Moyshe
Kulbak, poeta, novelista y dramaturgo en lengua yiddish, fue ejecutado por
Stalin en 1937. Poco antes había publicado su obra maestra, Zelmenyaner, aquí editada como Los zelmenianos.
Se trata de
un fresco tierno, divertido y lleno de melancolía de un mundo perdido -ya
perdido para 1931, años antes del Holocausto-, un microcosmos representado en un
patio de la ciudad bielorrusa de Minsk. El patio de Reb Zélmele (quien lo fundó
allá por el año 1860) se repetía, intuimos, en cualquier ciudad o pueblo de la
Rusia judía alcanzada por el ciclón de la Revolución y el vuelco que esta supuso en
las vidas y la visión del mundo de estos cientos de miles de pobres y atareados
judíos supersticiosos, dedicados a mil y un oficios artesanos y anclados a
costumbres y tradiciones tan ancestrales como absurdas, al igual que sus viejos
cacharros.
De todo hay
en el patio de los zelmenianos: los que adoptan la nueva fe soviética a pies
juntillas, y junto con la barba arrojan lejos de sí cuanto constituyó el mundo
de sus padres, y aquellos que, aturdidos e incrédulos, demonizan la
electricidad y el trabajo en cadena de las fábricas; los “bribones”

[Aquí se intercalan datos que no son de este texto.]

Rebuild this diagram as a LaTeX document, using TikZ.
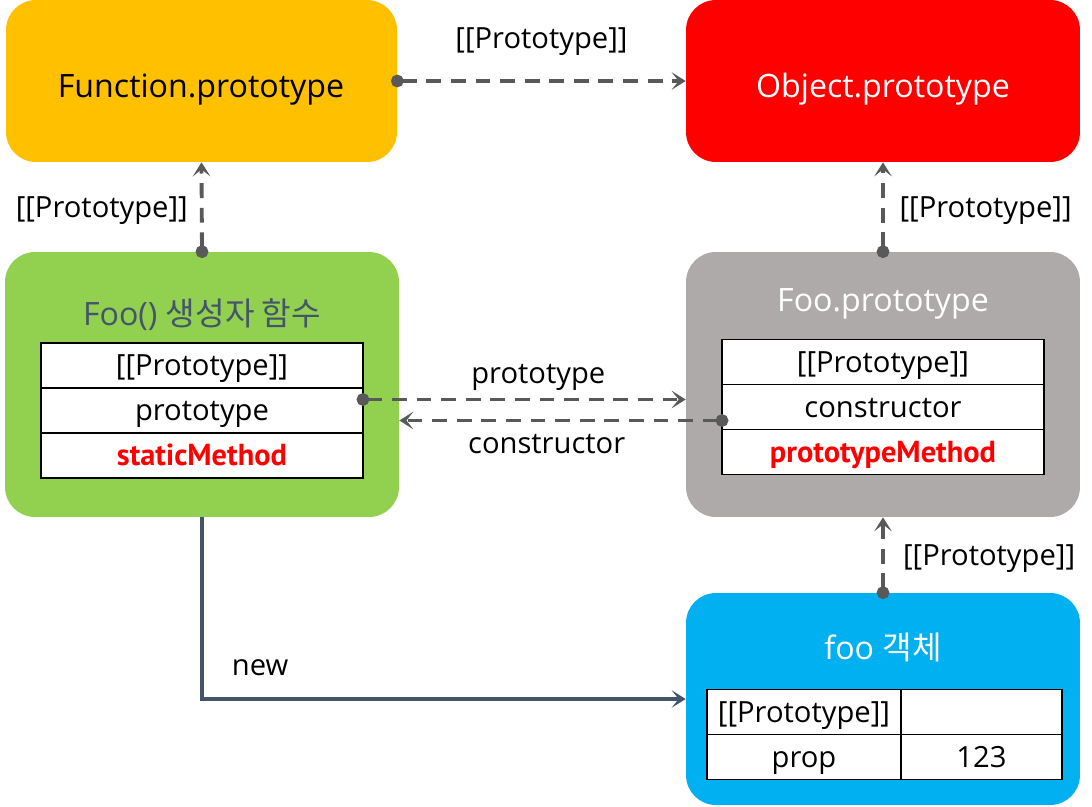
\documentclass[tikz,border=0pt]{standalone}
\usepackage{fontspec}
\setmainfont{Open Sans}
\newfontfamily\kr{Noto Sans CJK KR}
\newfontfamily\methodfont{PT Sans}
\usetikzlibrary{arrows.meta, positioning, calc}

\definecolor{fnyellow}{HTML}{FFC000}
\definecolor{objred}{HTML}{FF0000}
\definecolor{ctorgreen}{HTML}{92D050}
\definecolor{protogray}{HTML}{AEAAAA}
\definecolor{instblue}{HTML}{00B0F0}
\definecolor{slate}{HTML}{44546A}
\definecolor{linkgray}{HTML}{595959}

\begin{document}
\begin{tikzpicture}[
    x=0.02cm, y=-0.02cm,
    box/.style={rectangle, rounded corners=17pt, minimum width=7.88cm, minimum height=5.3cm},
    head/.style={font=\fontsize{18.3}{22}\selectfont, text height=13.7pt, text depth=4.5pt},
    row/.style={rectangle, draw, fill=white, line width=1.1pt, outer sep=0pt, inner ysep=0pt, minimum width=6.44cm, minimum height=0.9cm, font=\fontsize{16.6}{20}\selectfont, text height=15.8pt, text depth=4.2pt},
    method/.style={text=objred, font=\fontsize{17.3}{20}\selectfont\methodfont\bfseries},
    link/.style={draw=linkgray, line width=2.2pt, dash pattern=on 8.5pt off 5.5pt, {Circle[length=7.2pt]}-{Stealth[length=8pt, width=10pt, inset=4pt]}, shorten <=-3.6pt},
    newline/.style={draw=slate, line width=1.8pt, -{Stealth[length=8pt, width=10pt, inset=4pt]}},
    lbl/.style={font=\fontsize{16.6}{20}\selectfont, inner ysep=0pt, text height=15.8pt, text depth=4.2pt}
]
    \useasboundingbox (0,0) rectangle (1092,806);

    % top row
    \node[box, fill=fnyellow, minimum width=7.82cm, minimum height=3.24cm] (fnproto) at (201.5,81) {};
    \node[head] (fnTitle) at (201,89) {Function.prototype};
    \node[box, fill=objred, minimum height=3.24cm] (objproto) at (883,81) {};
    \node[head, text=white] (objTitle) at (883,89) {Object.prototype};

    % constructor function
    \node[box, fill=ctorgreen] (foo) at (202,384.5) {};
    \node[head, text=slate] (fooTitle) at (202,317) {Foo() {\kr 생성자 함수}};
    \node[row] (fooR1) at (202,365.5) {[[Prototype]]};
    \node[row, below=0pt of fooR1] (fooR2) {prototype};
    \node[row, method, below=0pt of fooR2] (fooR3) {staticMethod};

    % prototype object
    \node[box, fill=protogray] (fooproto) at (883,384.5) {};
    \node[head, text=white] (protoTitle) at (883,303) {Foo.prototype};
    \node[row] (protoR1) at (883,362) {[[Prototype]]};
    \node[row, below=0pt of protoR1] (protoR2) {constructor};
    \node[row, method, below=0pt of protoR2] (protoR3) {prototypeMethod};

    % instance
    \node[box, fill=instblue, minimum height=4.24cm] (inst) at (883,699) {};
    \node[head, text=white] (instTitle) at (883,651) {foo {\kr 객체}};
    \node[row, minimum width=3.88cm] (instR1a) at (804,712) {[[Prototype]]};
    \node[row, minimum width=3.22cm, right=0pt of instR1a] (instR1b) {};
    \node[row, minimum width=3.88cm, below=0pt of instR1a] (instR2a) {prop};
    \node[row, minimum width=3.22cm, right=0pt of instR2a] (instR2b) {123};

    \coordinate (protoOut) at ($(fooR2.east)+(0,-11)$);
    \coordinate (ctorOut) at ($(protoR2.west)+(0,13.5)$);

    % Arrows
    \draw[link] (fnproto.east) -- node[lbl, above=13pt] {[[Prototype]]} (objproto.west);
    \draw[link] (foo.north) -- node[lbl, left=3.5pt] {[[Prototype]]} (fnproto.south);
    \draw[link] (fooproto.north) -- node[lbl, right=5pt] {[[Prototype]]} (objproto.south);
    \draw[link] (inst.north) -- node[lbl, right=7pt] {[[Prototype]]} (fooproto.south);
    \draw[link] (protoOut) -- node[lbl, above=4pt, xshift=0.28cm] {prototype} (protoOut -| fooproto.west);
    \draw[link] (ctorOut) -- node[lbl, below=2pt, xshift=-0.28cm] {constructor} (ctorOut -| foo.east);
    \draw[newline] (foo.south) |- node[lbl, pos=0.56, above=8pt] {new} (inst.west);
\end{tikzpicture}
\end{document}
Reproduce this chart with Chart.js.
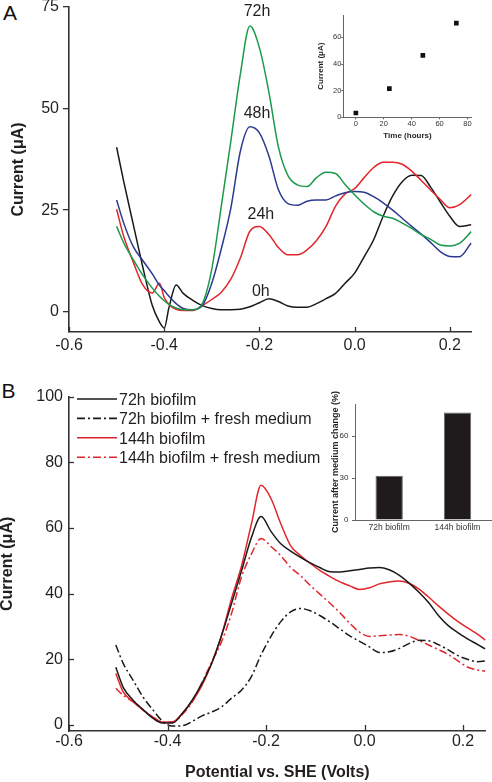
<!DOCTYPE html>
<html>
<head>
<meta charset="utf-8">
<title>Biofilm voltammetry</title>
<script src="https://cdn.jsdelivr.net/npm/chart.js@4.4.1/dist/chart.umd.min.js"></script>
<style>
    html, body { margin: 0; padding: 0; background: #fff; }
    #figure { position: relative; width: 492px; height: 782px; overflow: hidden; font-family: 'Liberation Sans', Arial, sans-serif; }
    #figure canvas { position: absolute; }
    .panel-letter { position: absolute; font-size: 21px; line-height: 1; color: #111; }
</style>
</head>
<body>
<div id="figure">
    <div class="panel-letter" style="left:3px;top:2px">A</div>
    <div class="panel-letter" style="left:1.5px;top:380px">B</div>
    <canvas id="chart-a" width="492" height="360" style="left:0;top:0"></canvas>
    <canvas id="inset-a" width="182" height="140" style="left:310px;top:5px"></canvas>
    <canvas id="chart-b" width="492" height="422" style="left:0;top:360px"></canvas>
    <canvas id="inset-b" width="172" height="160" style="left:320px;top:380px"></canvas>
</div>
<script>
// ---- Panel A: growth of the biofilm (0h .. 72h) ----
const potentialA = [-0.50, -0.485, -0.465, -0.445, -0.425, -0.41, -0.40, -0.39, -0.375, -0.36,
    -0.34, -0.32, -0.30, -0.28, -0.26, -0.24, -0.22, -0.20, -0.18, -0.16,
    -0.14, -0.12, -0.10, -0.08, -0.06, -0.04, -0.02, 0.00, 0.02, 0.04,
    0.06, 0.08, 0.10, 0.12, 0.14, 0.16, 0.18, 0.20, 0.22, 0.245];
const current0h = [40.5, 32, 21.5, 11, 1.5, -2.5, -4, 1, 6.6, 4.5,
    2.8, 1.5, 0.8, 0.5, 0.5, 0.6, 1.2, 2.2, 3.2, 2.5,
    1.4, 1.1, 1.1, 2, 3.2, 4.5, 7, 9.5, 13.5, 17.7,
    23.5, 28.5, 32, 33.6, 33.5, 30.6, 27, 23.5, 21, 21.4];
const current24h = [25.2, 18.5, 12.2, 6.6, 4.6, 7, 3.5, 1.8, 0.6, 0.3,
    0.3, 1.5, 3, 4.8, 8, 13.2, 19.8, 21, 19, 15.8,
    14, 14, 15.2, 17.5, 21, 26, 29, 30.3, 33, 35.5,
    36.8, 36.8, 36.3, 34.6, 32.3, 29.9, 27.6, 25.6, 26.3, 28.8];
const current48h = [27.5, 21.8, 16, 12.6, 9.3, 6.5, 5.2, 3.8, 2, 0.8,
    0.5, 1.5, 7, 15.5, 25.5, 39.5, 45.5, 44, 38.3, 30,
    26.6, 26.2, 27.2, 27.5, 27.5, 28.5, 29.3, 29.6, 29.4, 28.3,
    26.8, 25, 23, 21, 19.1, 17, 14.8, 13.6, 13.5, 16.9];
const current72h = [21, 16.9, 12.8, 9, 5.8, 3.8, 2.7, 1.8, 0.9, 0.5,
    0.5, 2, 10.5, 26, 42, 58.5, 70.3, 65, 54, 40.5,
    33.5, 31.2, 30.8, 33, 34.3, 34, 31.3, 28.8, 26.5, 24.6,
    23.5, 23, 21.8, 20.5, 19, 17.8, 16.4, 16.2, 16.8, 19.7];
const hourTags = ['72h', '48h', '24h', '0h'];

// inset A: peak current against biofilm age
const growthHours = [0, 24, 48, 72];
const growthCurrent = [3.2, 21.5, 46.5, 70.7];

// ---- Panel B: medium change on 72h and 144h biofilms ----
const potentialB = [-0.505, -0.49, -0.47, -0.45, -0.43, -0.41, -0.39, -0.37, -0.35, -0.33,
    -0.31, -0.29, -0.27, -0.25, -0.23, -0.21, -0.19, -0.17, -0.15, -0.13,
    -0.11, -0.09, -0.07, -0.05, -0.03, -0.01, 0.01, 0.03, 0.05, 0.07,
    0.09, 0.11, 0.13, 0.15, 0.17, 0.19, 0.21, 0.23, 0.245];
const biofilm72 = [17.6, 11.5, 7.6, 4.8, 2.1, 0.6, 0.6, 3.5, 7.6, 12.7,
    18.9, 27.4, 37, 46.8, 57, 63.5, 59, 55.2, 53, 51.1,
    49.4, 47.9, 46.7, 46.6, 47, 47.4, 47.8, 48, 47.3, 45.7,
    43.3, 40.5, 37.3, 33.4, 30.3, 28.1, 26.2, 24.5, 23.2];
const biofilm72Fresh = [24.4, 18.8, 13.7, 8.6, 4.7, 1.2, -0.3, -0.2, 1.1, 2.8,
    4, 5.6, 8.2, 10.6, 14.7, 21.4, 27, 31.5, 34.5, 35.5,
    34.8, 33.3, 31.4, 29.3, 27.2, 25.5, 23.8, 22.1, 22.3, 23.3,
    24.8, 25.8, 25.7, 24.5, 22.9, 21.1, 20, 19.3, 19.5];
const biofilm144 = [15.7, 10.1, 7.1, 4.6, 2.5, 0.9, 1, 3.6, 7.2, 12.1,
    19, 27.5, 38.5, 48.3, 61, 73, 69, 61.3, 54.6, 51.6,
    49.2, 47, 45.2, 43.6, 42.4, 41.3, 41.8, 43, 43.6, 43.9,
    43.2, 41.5, 39, 36.3, 33.8, 31.5, 29.5, 27.6, 25.9];
const biofilm144Fresh = [11.2, 9.1, 7.1, 4.6, 2.5, 0.8, 0.8, 3.2, 7, 13,
    19.3, 25.5, 34, 45, 52, 56.8, 54.4, 51.6, 48, 45.5,
    42.5, 39.8, 37.1, 34.2, 31, 28.3, 27, 27.2, 27.4, 27.6,
    27.1, 25.8, 24.4, 23, 21.5, 19.5, 17.6, 16.8, 16.4];

// inset B: current kept after the medium change
const biofilmAges = ['72h biofilm', '144h biofilm'];
const retainedCurrent = [31.6, 76.9];

// tick values
const potentialTicks = [-0.6, -0.4, -0.2, 0.0, 0.2];
const currentTicksA = [0, 25, 50, 75];
const currentTicksB = [0, 20, 40, 60, 80, 100];
const hourTicks = [0, 20, 40, 60, 80];
const growthTicks = [0, 20, 40, 60];
const retainedTicks = [0, 30, 60];

const FONT = "'Liberation Sans', Arial, Helvetica, sans-serif";
const AXIS = '#333';
const INK = '#231f20';
Chart.defaults.font.family = FONT;
Chart.defaults.color = INK;

function toPoints(xs, ys) {
    return xs.map((x, i) => ({ x: x, y: ys[i] }));
}

// keep the axis boxes at fixed sizes so the plot areas land where they should
function fixedWidth(w) {
    return function(scale) { scale.width = w; scale.paddingTop = 0; scale.paddingBottom = 0; };
}
function fixedHeight(h) {
    return function(scale) { scale.height = h; scale.paddingLeft = 0; scale.paddingRight = 0; };
}
function tickValues(values) {
    return function(scale) { scale.ticks = values.map(v => ({ value: v })); };
}

function curve(label, xs, ys, color, dash) {
    return {
        label: label,
        data: toPoints(xs, ys),
        borderColor: color,
        borderWidth: 1.5,
        borderDash: dash || [],
        pointRadius: 0,
        fill: false,
        cubicInterpolationMode: 'monotone'
    };
}

// tick marks pointing into the plot
const innerTicks = {
    id: 'innerTicks',
    afterDraw(chart, args, opts) {
        const ctx = chart.ctx;
        ctx.save();
        ctx.strokeStyle = AXIS;
        ctx.lineWidth = 1.3;
        ['x', 'y'].forEach(id => {
            const len = opts[id];
            const scale = chart.scales[id];
            if (!len || !scale) return;
            scale.ticks.forEach(t => {
                const p = Math.round(scale.getPixelForValue(t.value)) + 0.5;
                ctx.beginPath();
                if (id === 'x') {
                    ctx.moveTo(p, scale.top);
                    ctx.lineTo(p, scale.top - len);
                } else {
                    ctx.moveTo(scale.right, p);
                    ctx.lineTo(scale.right + len, p);
                }
                ctx.stroke();
            });
        });
        ctx.restore();
    }
};

// "72h", "48h" ... written above each peak
const peakTags = {
    id: 'peakTags',
    afterDatasetsDraw(chart, args, opts) {
        const ctx = chart.ctx;
        const xs = chart.scales.x, ys = chart.scales.y;
        ctx.save();
        ctx.font = '16px ' + FONT;
        ctx.fillStyle = INK;
        ctx.textAlign = 'center';
        ctx.textBaseline = 'alphabetic';
        opts.tags.forEach((tag, i) => {
            ctx.fillText(tag, xs.getPixelForValue(opts.at[i][0]), ys.getPixelForValue(opts.at[i][1]));
        });
        ctx.restore();
    }
};

// legend drawn inside panel B, top left
const lineLegend = {
    id: 'lineLegend',
    afterDraw(chart, args, opts) {
        const ctx = chart.ctx;
        ctx.save();
        ctx.font = '16px ' + FONT;
        ctx.textBaseline = 'alphabetic';
        chart.data.datasets.forEach((ds, i) => {
            const y = opts.top + i * opts.step;
            ctx.strokeStyle = ds.borderColor;
            ctx.lineWidth = 1.6;
            ctx.setLineDash(ds.borderDash);
            ctx.beginPath();
            ctx.moveTo(opts.left, y);
            ctx.lineTo(opts.left + opts.length, y);
            ctx.stroke();
            ctx.setLineDash([]);
            ctx.fillStyle = INK;
            ctx.fillText(ds.label, opts.left + opts.length + 2, y + 5.7);
        });
        ctx.restore();
    }
};

const noChrome = { legend: { display: false }, tooltip: { enabled: false } };
const dashDot = [8, 3, 2, 3];

// Panel A
new Chart(document.getElementById('chart-a'), {
    type: 'line',
    data: {
        datasets: [
            curve('72h', potentialA, current72h, '#1b9a4b'),
            curve('48h', potentialA, current48h, '#2b3990'),
            curve('24h', potentialA, current24h, '#e2262b'),
            curve('0h', potentialA, current0h, '#1a1a1a')
        ]
    },
    options: {
        responsive: false,
        animation: false,
        layout: { padding: { top: 7, right: 20.3, left: 0, bottom: 0 } },
        plugins: {
            ...noChrome,
            innerTicks: { x: 5 },
            peakTags: { tags: hourTags, at: [[-0.205, 72.7], [-0.205, 47.8], [-0.197, 22.7], [-0.197, 3.9]] }
        },
        scales: {
            x: {
                type: 'linear',
                min: -0.6,
                max: 0.246,
                afterBuildTicks: tickValues(potentialTicks),
                afterFit: fixedHeight(28),
                grid: { display: false, drawTicks: false },
                border: { color: AXIS, width: 1.6 },
                ticks: { padding: 4, font: { size: 16 }, callback: v => v.toFixed(1) }
            },
            y: {
                min: -5,
                max: 75,
                afterBuildTicks: tickValues(currentTicksA),
                afterFit: fixedWidth(69),
                grid: { drawOnChartArea: false, tickLength: 6, color: AXIS, lineWidth: 1.3 },
                border: { color: AXIS, width: 1.6 },
                ticks: { padding: 4, font: { size: 16 } },
                title: {
                    display: true,
                    text: 'Current (μA)',
                    font: { size: 16, weight: 'bold' },
                    padding: { top: 9, bottom: 0 }
                }
            }
        }
    },
    plugins: [innerTicks, peakTags]
});

// Inset A
new Chart(document.getElementById('inset-a'), {
    type: 'scatter',
    data: {
        datasets: [{
            data: toPoints(growthHours, growthCurrent),
            pointStyle: 'rect',
            pointRadius: 3.3,
            backgroundColor: '#111',
            borderWidth: 0
        }]
    },
    options: {
        responsive: false,
        animation: false,
        layout: { padding: { top: 10, right: 20.3, left: 0, bottom: 0 } },
        plugins: noChrome,
        scales: {
            x: {
                type: 'linear',
                min: -9,
                max: 83,
                afterBuildTicks: tickValues(hourTicks),
                afterFit: fixedHeight(27.7),
                grid: { drawOnChartArea: false, tickLength: 2, color: '#666' },
                border: { color: '#666', width: 1 },
                ticks: { padding: 0, font: { size: 7.5 }, color: '#333' },
                title: {
                    display: true,
                    text: 'Time (hours)',
                    font: { size: 8, weight: 'bold' },
                    padding: { top: 0, bottom: 4.5 }
                }
            },
            y: {
                min: 0,
                max: 76.8,
                afterBuildTicks: tickValues(growthTicks),
                afterFit: fixedWidth(33.3),
                grid: { drawOnChartArea: false, tickLength: 2, color: '#666' },
                border: { color: '#666', width: 1 },
                ticks: { padding: 0, font: { size: 7.5 }, color: '#333' },
                title: {
                    display: true,
                    text: 'Current (μA)',
                    font: { size: 8, weight: 'bold' },
                    padding: { top: 5.5, bottom: 0 }
                }
            }
        }
    }
});

// Panel B
new Chart(document.getElementById('chart-b'), {
    type: 'line',
    data: {
        datasets: [
            curve('72h biofilm', potentialB, biofilm72, '#1a1a1a'),
            curve('72h biofilm + fresh medium', potentialB, biofilm72Fresh, '#1a1a1a', dashDot),
            curve('144h biofilm', potentialB, biofilm144, '#e0262d'),
            curve('144h biofilm + fresh medium', potentialB, biofilm144Fresh, '#e0262d', dashDot)
        ]
    },
    options: {
        responsive: false,
        animation: false,
        layout: { padding: { top: 36.7, right: 6.3, left: 0, bottom: 0 } },
        plugins: {
            ...noChrome,
            innerTicks: { x: 6, y: 5 },
            lineLegend: { left: 77, top: 39, step: 19.4, length: 40 }
        },
        scales: {
            x: {
                type: 'linear',
                min: -0.6,
                max: 0.246,
                afterBuildTicks: tickValues(potentialTicks),
                afterFit: fixedHeight(51),
                grid: { display: false, drawTicks: false },
                border: { color: AXIS, width: 1.6 },
                ticks: { padding: 1, font: { size: 16 }, callback: v => v.toFixed(1) },
                title: {
                    display: true,
                    text: 'Potential vs. SHE (Volts)',
                    font: { size: 16, weight: 'bold' },
                    padding: { top: 0, bottom: 0 }
                }
            },
            y: {
                min: -1.8,
                max: 100,
                afterBuildTicks: tickValues(currentTicksB),
                afterFit: fixedWidth(69),
                grid: { display: false, drawTicks: false },
                border: { color: AXIS, width: 1.6 },
                ticks: { padding: 6, font: { size: 16 } },
                title: {
                    display: true,
                    text: 'Current (μA)',
                    font: { size: 16, weight: 'bold', lineHeight: 1 },
                    padding: { top: 0, bottom: 0 }
                }
            }
        }
    },
    plugins: [innerTicks, lineLegend]
});

// Inset B (canvas starts higher so the long axis title fits)
new Chart(document.getElementById('inset-b'), {
    type: 'bar',
    data: {
        labels: biofilmAges,
        datasets: [{
            data: retainedCurrent,
            backgroundColor: '#1f1b1c',
            borderColor: '#666',
            borderWidth: 1,
            barPercentage: 0.4,
            categoryPercentage: 1
        }]
    },
    options: {
        responsive: false,
        animation: false,
        layout: { padding: { top: 24, right: 0.3, left: 0, bottom: 0 } },
        plugins: noChrome,
        scales: {
            x: {
                afterFit: fixedHeight(20),
                grid: { display: false, drawTicks: false },
                border: { color: '#666', width: 1 },
                ticks: { padding: 3, font: { size: 8.5 }, color: '#333' }
            },
            y: {
                min: 0,
                max: 83,
                afterBuildTicks: tickValues(retainedTicks),
                afterFit: fixedWidth(35),
                grid: { drawOnChartArea: false, tickLength: 3, color: '#666' },
                border: { color: '#666', width: 1 },
                ticks: { padding: 3.5, font: { size: 8 }, color: '#333' },
                title: {
                    display: true,
                    text: 'Current after medium change (%)',
                    font: { size: 9, weight: 'bold' },
                    padding: { top: 10, bottom: 0 }
                }
            }
        }
    }
});
</script>
</body>
</html>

konsomolianos, como Bere e incluso el tío Folie, y los zelmenianos puros,
digamos. Encontramos en el patio relojeros, carpinteros, sastres, jóvenes
intelectuales y liberadas, idealistas estudiantes de filosofía, matronas
orgullosas de su linaje rabínico, matrimonios mixtos, ingeniosos inventores que
hacen retumbar las cochambrosas paredes con las ondas de Berlín, Varsovia y
Moscú, nevadas infinitas, rencillas sempiternas, intentos de suicidio que
culminan en suicidio, recipientes para kosherizar alimentos, abuelas que se
olvidan de morir, devotos ancianos judíos que se emborrachan a escondidas,
mermelada para curar los males y patatas para existir.
La
ingenuidad del relato nos hace sonreír, las reflexiones profundas y filosóficas
se vierten en frases cortas y sencillas, siempre desde el punto de vista de los
personajes. Kulbak, que está fuera y lo adivinamos dentro, narra como un
zelmeniano más, y la honda ironía y el cariño de un huérfano por sus seres
queridos desaparecidos nos elevan a un mundo de cuento, poblado por seres que
levitan, como en los cuadros de Chagall.